News & Analysis
Oak chip set supports recordable DVD drives
Junko Yoshida
7/2/2002 9:10 AM EDT
PARIS Oak Technology Inc. (Sunnyvale, Calif.) is rolling out a highly integrated three-piece chip set for recordable DVD drives that can work in both PC and consumer applications.
The chip set includes a DVD-write processor for writing data to DVDs; an analog front end that reads analog RF data from a laser detector and converts it to digital format; and a DSP that serves as a combo controller for CD reads, DVD-ROM read and CD-R(W) writes.
In building a consumer recordable-DVD system, Oak's chip set will require a separate back-end compression/decompression subsystem, with which it communicates via a DVD drive's standard IDE/Atapi interface. For a PC DVD application, OEMs need to add only a microcontroller, flash ROM, SDRAM and motor drives, according to the company.
In a growing market for recordable-DVD solutions dominated by vertically integrated drive suppliers that design their own chip sets, Oak's entry represents "the industry's first merchant-market recordable-DVD-drive solution," said Jim Chase, director of product marketing for optical storage at Oak.
By exploiting the company's proven combo solutions, which offer both CD-RW and DVD read in a single drive controller, Oak's chip set is designed to support all popular media types by reading DVD-ROM, DVD-R, DVD+R, DVD+RW and DVD-RW disks. Such features are critical for a broader market acceptance of recordable-DVD drives, since without them, the welter of recordable formats means consumers will bump into media-incompatibility issues.
While many current solutions consist of five to seven discrete ASICs, Oak offers a more highly integrated approach, which the company hopes will enable lower OEM cost points for consumer and PC versions of recordable DVD drives.
One set, two processes
Oak's chip set, priced at $25 in production quantities of 10,000, is now sampling. It is being fabricated by Taiwan Semiconductor Manufacturing Co. using two processes: 0.25 micron for the analog front end and CD-RW/DVD-ROM combo controller, and 0.18 micron for the DVD write processor.
In a DVD recorder, incoming video data must first be digitized if it is in analog form, then compressed into a DVD-compliant video stream by the back-end subsystem.
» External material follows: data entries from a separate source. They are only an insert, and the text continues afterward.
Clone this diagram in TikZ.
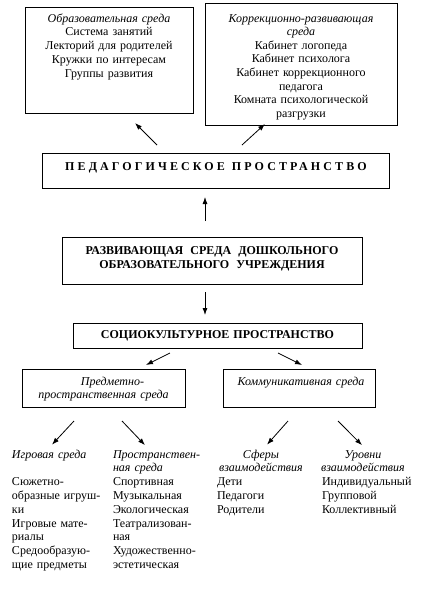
\documentclass[tikz,border=0pt]{standalone}
\usepackage{fontspec}
\setmainfont{Liberation Serif}
\usetikzlibrary{arrows.meta}
\begin{document}
\begin{tikzpicture}[x=1pt,y=-1pt,inner sep=0pt,outer sep=0pt,
  font=\fontsize{12}{13.8}\selectfont,
  panel/.style={draw,line width=0.8pt,anchor=north west},
  txt/.style={anchor=base,align=center},
  col/.style={anchor=base west,align=left},
  head/.style={font=\fontsize{12}{14}\selectfont\bfseries},
  arr/.style={-{Latex[length=7pt,width=5pt]},line width=0.8pt}]
\useasboundingbox (0,0) rectangle (421,592);
% boxes
\node[panel,minimum width=168,minimum height=106] (obraz) at (25,7) {};
\node[panel,minimum width=192,minimum height=122] (korr) at (205,3) {};
\node[panel,minimum width=347,minimum height=35] (ped) at (42,153) {};
\node[panel,minimum width=300,minimum height=47] (razv) at (62,237) {};
\node[panel,minimum width=289,minimum height=25] (soc) at (73,323) {};
\node[panel,minimum width=163,minimum height=38] (predm) at (22,369) {};
\node[panel,minimum width=152,minimum height=38] (komm) at (223,369) {};
% texts in boxes
\node[txt,text width=160] (obrazt) at (109,22) {\textit{Образовательная среда}\\Система занятий\\
  Лекторий для родителей\\Кружки по интересам\\Группы развития};
\node[txt,text width=185,font=\fontsize{12}{13.6}\selectfont] (korrt) at (301,22)
  {\textit{Коррекционно-развивающая}\\\textit{среда}\\Кабинет логопеда\\Кабинет психолога\\
  Кабинет коррекционного\\педагога\\Комната психологической\\разгрузки};
\node[txt,head,text width=340] (pedt) at (216,170)
  {\addfontfeature{LetterSpace=26}ПЕДАГОГИЧЕСКОЕ\hspace{7pt}ПРОСТРАНСТВО};
\node[txt,head,text width=290] (razvt) at (212,254)
  {РАЗВИВАЮЩАЯ\hspace{7pt}СРЕДА\hspace{7pt}ДОШКОЛЬНОГО\\ОБРАЗОВАТЕЛЬНОГО\hspace{7pt}УЧРЕЖДЕНИЯ};
\node[txt,head,text width=280] (soct) at (217.5,338) {СОЦИОКУЛЬТУРНОЕ ПРОСТРАНСТВО};
\node[txt,text width=160] (predmt) at (103.5,385)
  {\hspace*{18pt}\textit{Предметно-}\\\textit{пространственная среда}};
\node[txt,text width=145] (kommt) at (301,385) {\textit{Коммуникативная среда}};
% lower columns
\node[col,text width=95] (igr) at (12,458) {\textit{Игровая среда}\\[13.8pt]
  Сюжетно-\\\makebox[89pt][s]{образные игруш-}\\ки\\\makebox[89pt][s]{Игровые мате-}\\риалы\\
  Средообразую-\\щие предметы};
\node[col,text width=95] (prostr) at (113,458) {\textit{Пространствен-}\\\textit{ная среда}\\
  Спортивная\\Музыкальная\\Экологическая\\Театрализован-\\ная\\Художественно-\\эстетическая};
\node[col,text width=88] (sfery) at (217,458) {\makebox[\linewidth]{\textit{Сферы}}\\
  \makebox[\linewidth]{\textit{взаимодействия}}\\Дети\\Педагоги\\Родители};
\node[col,text width=82] (urovni) at (322,458) {\makebox[\linewidth]{\textit{Уровни}}\\
  \makebox[\linewidth]{\textit{взаимодействия}}\\Индивидуальный\\Групповой\\Коллективный};
% arrows
\draw[arr] ([shift={(-58.5,-8)}]ped.north) -- ([shift={(26,10)}]obraz.south);
\draw[arr] ([shift={(26.5,-8)}]ped.north) -- ([shift={(-36,-1)}]korr.south);
\draw[arr] ([shift={(-7,-16)}]razv.north) -- ([shift={(-10.5,9)}]ped.south);
\draw[arr] ([shift={(-7,8)}]razv.south) -- ([shift={(-12.5,-8)}]soc.north);
\draw[arr] ([shift={(-47.5,5)}]soc.south) -- ([shift={(42.5,-4)}]predm.north);
\draw[arr] ([shift={(60.5,5)}]soc.south) -- ([shift={(3,-4)}]komm.north);
\draw[arr] ([shift={(-29.5,14)}]predm.south) -- ([shift={(40,-5)}]igr.north west);
\draw[arr] ([shift={(18.5,14)}]predm.south) -- ([shift={(32,-5)}]prostr.north west);
\draw[arr] ([shift={(-11,14)}]komm.south) -- ([shift={(50,-5)}]sfery.north west);
\draw[arr] ([shift={(39,14)}]komm.south) -- ([shift={(40,-5)}]urovni.north west);
\end{tikzpicture}
\end{document}
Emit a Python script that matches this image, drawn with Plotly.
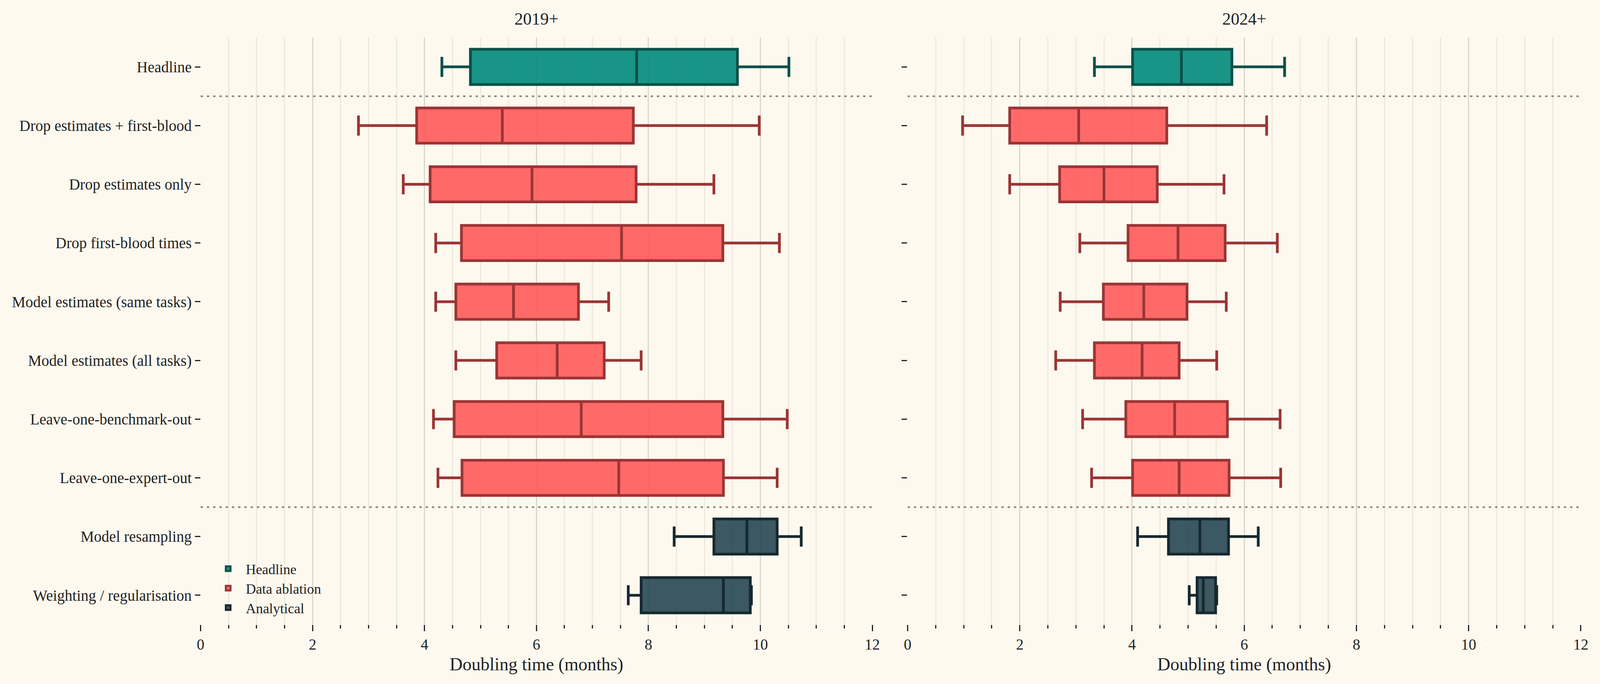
import plotly.graph_objects as go
from plotly.subplots import make_subplots

# ---------------- data ----------------
categories = [
    "Headline",
    "Drop estimates + first-blood",
    "Drop estimates only",
    "Drop first-blood times",
    "Model estimates (same tasks)",
    "Model estimates (all tasks)",
    "Leave-one-benchmark-out",
    "Leave-one-expert-out",
    "Model resampling",
    "Weighting / regularisation",
]
groups = ["Headline", "Data ablation", "Data ablation", "Data ablation", "Data ablation",
          "Data ablation", "Data ablation", "Data ablation", "Analytical", "Analytical"]
group_names = ["Headline", "Data ablation", "Analytical"]
panel_titles = ["2019+", "2024+"]

# 2019+ : lower whisker, q1, median, q3, upper whisker (months)
lo_2019 = [4.31, 2.82, 3.62, 4.20, 4.20, 4.56, 4.16, 4.24, 8.46, 7.64]
q1_2019 = [4.82, 3.86, 4.10, 4.66, 4.56, 5.29, 4.53, 4.67, 9.17, 7.87]
med_2019 = [7.79, 5.39, 5.92, 7.52, 5.59, 6.37, 6.80, 7.47, 9.76, 9.34]
q3_2019 = [9.59, 7.73, 7.78, 9.33, 6.75, 7.21, 9.33, 9.34, 10.30, 9.82]
hi_2019 = [10.51, 9.98, 9.17, 10.34, 7.29, 7.87, 10.48, 10.30, 10.73, 9.84]

# 2024+
lo_2024 = [3.33, 0.98, 1.82, 3.07, 2.72, 2.64, 3.12, 3.28, 4.10, 5.02]
q1_2024 = [4.01, 1.82, 2.71, 3.93, 3.49, 3.33, 3.89, 4.01, 4.65, 5.16]
med_2024 = [4.88, 3.05, 3.50, 4.82, 4.21, 4.18, 4.76, 4.84, 5.21, 5.27]
q3_2024 = [5.78, 4.62, 4.45, 5.66, 4.98, 4.84, 5.70, 5.73, 5.72, 5.49]
hi_2024 = [6.72, 6.40, 5.64, 6.59, 5.68, 5.51, 6.64, 6.65, 6.25, 5.51]

x_ticks = [0, 2, 4, 6, 8, 10, 12]

# ---------------- styles ----------------
BG = "#fdf9ef"
TXT = "#222222"
FONT = "Liberation Serif"
fills = {"Headline": "rgba(0,137,123,0.9)",
         "Data ablation": "rgba(255,90,90,0.9)",
         "Analytical": "rgba(38,70,83,0.9)"}
edges = {"Headline": "#0b5048",
         "Data ablation": "#9b3535",
         "Analytical": "#17282f"}

W, H = 4171, 1750
fig = make_subplots(rows=1, cols=2, shared_yaxes=True)

panels = [
    (lo_2019, q1_2019, med_2019, q3_2019, hi_2019),
    (lo_2024, q1_2024, med_2024, q3_2024, hi_2024),
]

for pi, (lo, q1, med, q3, hi) in enumerate(panels):
    for g in group_names:
        idx = [i for i, gg in enumerate(groups) if gg == g]
        fig.add_trace(
            go.Box(
                y=[categories[i] for i in idx],
                lowerfence=[lo[i] for i in idx],
                q1=[q1[i] for i in idx],
                median=[med[i] for i in idx],
                q3=[q3[i] for i in idx],
                upperfence=[hi[i] for i in idx],
                orientation="h",
                name=g,
                legendgroup=g,
                showlegend=(pi == 0),
                fillcolor=fills[g],
                line=dict(color=edges[g], width=7),
                width=0.6,
                whiskerwidth=0.57,
                boxpoints=False,
                hoverinfo="skip",
            ),
            row=1, col=pi + 1,
        )

# separator lines between groups
boundaries = [i - 0.5 for i in range(1, len(groups)) if groups[i] != groups[i - 1]]
shapes = []
for xr in ["x", "x2"]:
    for b in boundaries:
        shapes.append(dict(type="line", xref=f"{xr} domain", yref="y",
                           x0=0, x1=1, y0=b, y1=b,
                           line=dict(color="#858178", width=4, dash="6px,10px"),
                           layer="above"))

dom_y = [1 - 1598 / H, 1 - 96 / H]
dom_x1 = [523 / W, 2274 / W]
dom_x2 = [2366 / W, 4121 / W]

xaxis_common = dict(
    range=[0, 12],
    tickvals=x_ticks,
    ticks="outside", ticklen=16, tickwidth=3, tickcolor=TXT,
    showgrid=True, gridcolor="#d9d6cc", gridwidth=3,
    minor=dict(dtick=0.5, ticks="outside", ticklen=9, tickwidth=2.5, tickcolor=TXT,
               showgrid=True, gridcolor="#ede9dd", gridwidth=2.5),
    zeroline=False, showline=False,
    tickfont=dict(family=FONT, size=39, color=TXT),
    title=dict(text="Doubling time (months)", font=dict(family=FONT, size=46, color=TXT),
               standoff=14),
    automargin=False,
    fixedrange=True,
)

fig.update_layout(
    autosize=True,
    paper_bgcolor=BG, plot_bgcolor=BG,
    margin=dict(l=0, r=0, t=0, b=0),
    boxmode="overlay",
    font=dict(family=FONT, color=TXT),
    xaxis=dict(domain=dom_x1, **xaxis_common),
    xaxis2=dict(domain=dom_x2, **xaxis_common),
    yaxis=dict(domain=dom_y, categoryorder="array", categoryarray=categories,
               range=[len(categories) - 0.5, -0.5],
               ticks="outside", ticklen=14, tickwidth=3, tickcolor=TXT,
               showgrid=False, zeroline=False, showline=False,
               tickfont=dict(family=FONT, size=39, color=TXT), automargin=False),
    yaxis2=dict(domain=dom_y, matches="y", showticklabels=False,
                ticks="outside", ticklen=14, tickwidth=3, tickcolor=TXT,
                showgrid=False, zeroline=False, showline=False, automargin=False),
    shapes=shapes,
    legend=dict(x=549 / W, y=1 - 1425 / H, xanchor="left", yanchor="top",
                bgcolor="rgba(0,0,0,0)", font=dict(family=FONT, size=36, color=TXT),
                tracegroupgap=0, itemwidth=80),
    annotations=[
        dict(text=panel_titles[0], x=0.5, xref="x domain", y=1 - 48 / H, yref="paper",
             showarrow=False, xanchor="center", yanchor="middle",
             font=dict(family=FONT, size=44, color=TXT)),
        dict(text=panel_titles[1], x=0.5, xref="x2 domain", y=1 - 48 / H, yref="paper",
             showarrow=False, xanchor="center", yanchor="middle",
             font=dict(family=FONT, size=44, color=TXT)),
    ],
)

fig.write_html(
    "out.html",
    default_width="100vw",
    default_height="100vh",
    config={"displayModeBar": False, "responsive": True},
    post_script="document.body.style.margin='0';document.body.style.overflow='hidden';"
                "window.dispatchEvent(new Event('resize'));",
)
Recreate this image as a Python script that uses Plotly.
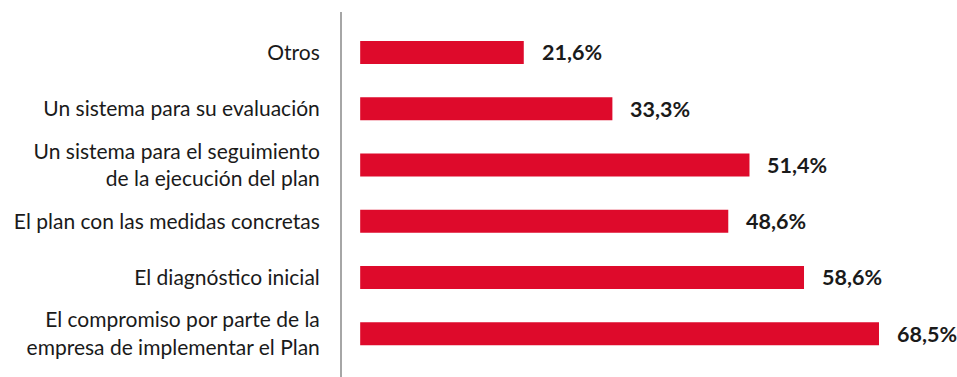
import plotly.graph_objects as go

# categories listed top to bottom as drawn
categories = [
    "Otros",
    "Un sistema para su evaluación",
    "Un sistema para el seguimiento<br>de la ejecución del plan",
    "El plan con las medidas concretas",
    "El diagnóstico inicial",
    "El compromiso por parte de la<br>empresa de implementar el Plan",
]
values = [21.6, 33.3, 51.4, 48.6, 58.6, 68.5]
value_labels = ["21,6%", "33,3%", "51,4%", "48,6%", "58,6%", "68,5%"]

RED = "#DE0A2B"
TEXT = "#1a1a1a"
FONT = "Lato, 'Open Sans', sans-serif"

fig = go.Figure()

fig.add_trace(
    go.Bar(
        x=values,
        y=categories,
        orientation="h",
        width=0.41,
        marker=dict(color=RED, line=dict(width=0)),
        hoverinfo="skip",
    )
)

# value labels just past the end of each bar
for cat, v, lab in zip(categories, values, value_labels):
    fig.add_annotation(
        x=v,
        y=cat,
        text=f"<b>{lab}</b>",
        showarrow=False,
        xanchor="left",
        yanchor="middle",
        xshift=16,
        font=dict(family=FONT, size=21.5, color=TEXT),
    )

fig.update_layout(
    template="none",
    width=957,
    height=377,
    margin=dict(l=342, r=0, t=12, b=0, autoexpand=False),
    paper_bgcolor="white",
    plot_bgcolor="white",
    showlegend=False,
    font=dict(family=FONT, size=21, color=TEXT),
    xaxis=dict(
        range=[-2.4, 78.8],
        visible=False,
        automargin=False,
        fixedrange=True,
    ),
    yaxis=dict(
        type="category",
        range=[5.77, -0.72],
        automargin=False,
        showgrid=False,
        zeroline=False,
        showline=True,
        linecolor="#A6A6A6",
        linewidth=2,
        ticks="",
        ticklabelstandoff=16,
        tickfont=dict(family=FONT, size=21, color=TEXT),
        fixedrange=True,
    ),
)

# drop the default page margin so the figure sits at the window's corner
fig.write_html(
    "out.html",
    config=dict(displayModeBar=False),
    post_script="document.body.style.margin='0';",
)
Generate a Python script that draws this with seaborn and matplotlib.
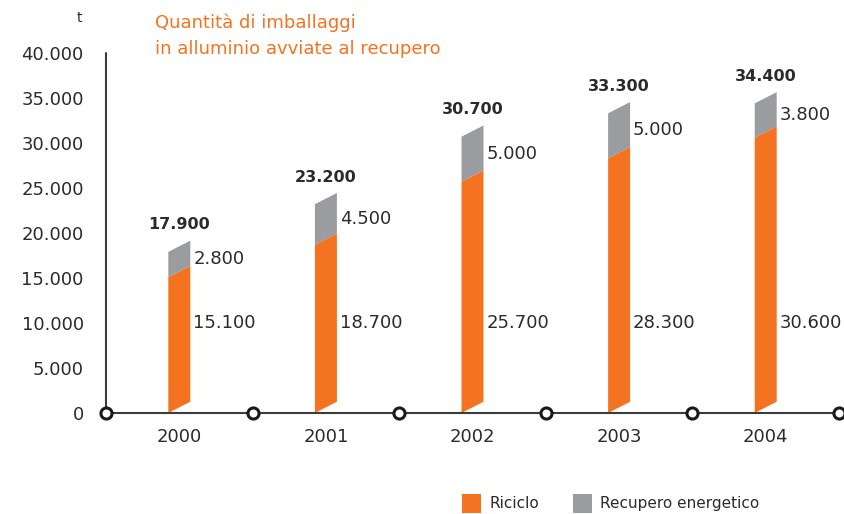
import matplotlib
matplotlib.use("Agg")
import matplotlib.pyplot as plt
from matplotlib.transforms import Affine2D
from matplotlib.patches import Patch
import seaborn as sns
import pandas as pd

years = ["2000", "2001", "2002", "2003", "2004"]
riciclo = [15100, 18700, 25700, 28300, 30600]
recupero = [2800, 4500, 5000, 5000, 3800]
totale = [17900, 23200, 30700, 33300, 34400]
yticks = [0, 5000, 10000, 15000, 20000, 25000, 30000, 35000, 40000]
ytick_labels = ["0", "5.000", "10.000", "15.000", "20.000", "25.000", "30.000", "35.000", "40.000"]
title = "Quantità di imballaggi\nin alluminio avviate al recupero"
unit = "t"
series_names = ["Riciclo", "Recupero energetico"]

ORANGE = "#F47321"
GRAY = "#9A9C9F"
TEXT = "#2b2b2b"
AXIS = "#3c3c3c"

def fmt(v):
    return f"{v:,}".replace(",", ".")

sns.set_theme(style="white")
plt.rcParams["font.family"] = ["DejaVu Sans"]

df = pd.DataFrame({"anno": years, "riciclo": riciclo, "recupero": recupero, "totale": totale})

fig = plt.figure(figsize=(8.44, 5.14), dpi=100)
ax = fig.add_axes([106 / 844, 101 / 514, 733 / 844, 360 / 514])

bar_w = 0.15
sns.barplot(data=df, x="anno", y="riciclo", color=ORANGE, width=bar_w, errorbar=None,
            saturation=1, linewidth=0, ax=ax)
sns.barplot(data=df, x="anno", y="recupero", bottom=df["riciclo"], color=GRAY, width=bar_w,
            errorbar=None, saturation=1, linewidth=0, ax=ax)

ax.set_xlim(-0.5, len(years) - 0.5)
ax.set_ylim(0, 40000)

# slanted (parallelogram) bars: right edge raised by `slant` data units
slant = 1250
k = slant / bar_w
for p in ax.patches:
    x0 = p.get_x()
    shear = Affine2D.from_values(1, k, 0, 1, 0, -k * x0)
    p.set_transform(shear + ax.transData)

for sp in ax.spines.values():
    sp.set_visible(False)

# axes lines
ax.plot([-0.5, -0.5], [0, 40000], color=AXIS, lw=1.5, clip_on=False, zorder=3)
ax.plot([-0.5, len(years) - 0.5], [0, 0], color=AXIS, lw=1.5, clip_on=False, zorder=3)
bounds = [i - 0.5 for i in range(len(years) + 1)]
ax.plot(bounds, [0] * len(bounds), linestyle="none", marker="o", ms=8, mfc="white",
        mec="#1a1a1a", mew=2.2, clip_on=False, zorder=4)

ax.set_yticks(yticks)
ax.set_yticklabels(ytick_labels, fontsize=13, color=TEXT)
ax.set_xticks(range(len(years)))
ax.set_xticklabels(years, fontsize=13, color=TEXT)
ax.tick_params(axis="y", length=0, pad=16)
ax.tick_params(axis="x", length=0, pad=11)
ax.set_xlabel("")
ax.set_ylabel("")
ax.grid(False)

for i in range(len(years)):
    xr = i + bar_w / 2 + 0.02
    ax.text(xr, riciclo[i] + recupero[i] / 2 + slant / 2, fmt(recupero[i]), ha="left", va="center",
            fontsize=13, color=TEXT)
    ax.text(xr, 10000, fmt(riciclo[i]), ha="left", va="center", fontsize=13, color=TEXT)
    ax.annotate(fmt(totale[i]), (i, totale[i] + slant), xytext=(0, 6), textcoords="offset points",
                ha="center", va="bottom", fontsize=11.5, fontweight="bold", color=TEXT)

fig.text(155 / 844, 1 - 14 / 514, title, ha="left", va="top", fontsize=13, color=ORANGE,
         linespacing=1.5)
fig.text(79 / 844, 1 - 18 / 514, unit, ha="center", va="center", fontsize=10, color=TEXT)

handles = [Patch(facecolor=ORANGE, edgecolor="none"), Patch(facecolor=GRAY, edgecolor="none")]
fig.legend(handles, series_names, loc="lower left", bbox_to_anchor=(454 / 844, -0.012), ncol=2,
           frameon=False, fontsize=11, handlelength=1.3, handleheight=1.5, handletextpad=0.5,
           columnspacing=2.2, borderpad=0, labelcolor=TEXT)

fig.savefig("out.png", dpi=100)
That subsystem must also control the DVD drive so that it's prepared to record the video stream to disk as it is compressed in real-time. The key here, said Chase, is that "the record process must be fast and reliable since the back-end subsystem cannot buffer more than a few seconds of compressed video data unless a hard drive is present."
Chase explained that Oak's drive controller chip set receives the DVD-compliant MPEG video stream and adds all the DVD error correction and channel timing before writing it to the media. "Before and during the writing of the data to the disk, the Oak chip set reads the address and other information in the wobble track of the disk to find out the characteristics of the media," he said. The wobble track is a faint, prewritten spiral on a blank disk that the drive uses as a guide when writing data. Address and other information is modulated in the wobble track and can be read by the drive so that data is always written in the correct area of the disk.
When recording is finished, the drive must then finalize the disk by adding the table of contents and other information required to make the disk readable by other drives. Navigation menus may also be added by the back-end system and recoded to the disk as part of the DVD disk-creation process.
Oak offers all these DVD-drive functions through the OTI-9832 combo analog front-end device; OTI-9838 combo controller capable of 24x CD-RW writing speeds; and OTI-9831 DVD write processor, capable of 4x write speeds, according to the company.
In designing this chip set, Chase said, "The biggest challenge was architecting the solution in a way that maximized the usage of our high-performance and proven combo CD-RW and DVD-read solution while not making compromises on the DVD-recording features and performance." In contrast, he said, "competitors' solutions add the CD-recording function as a standalone chip and do not support high-speed CD recording."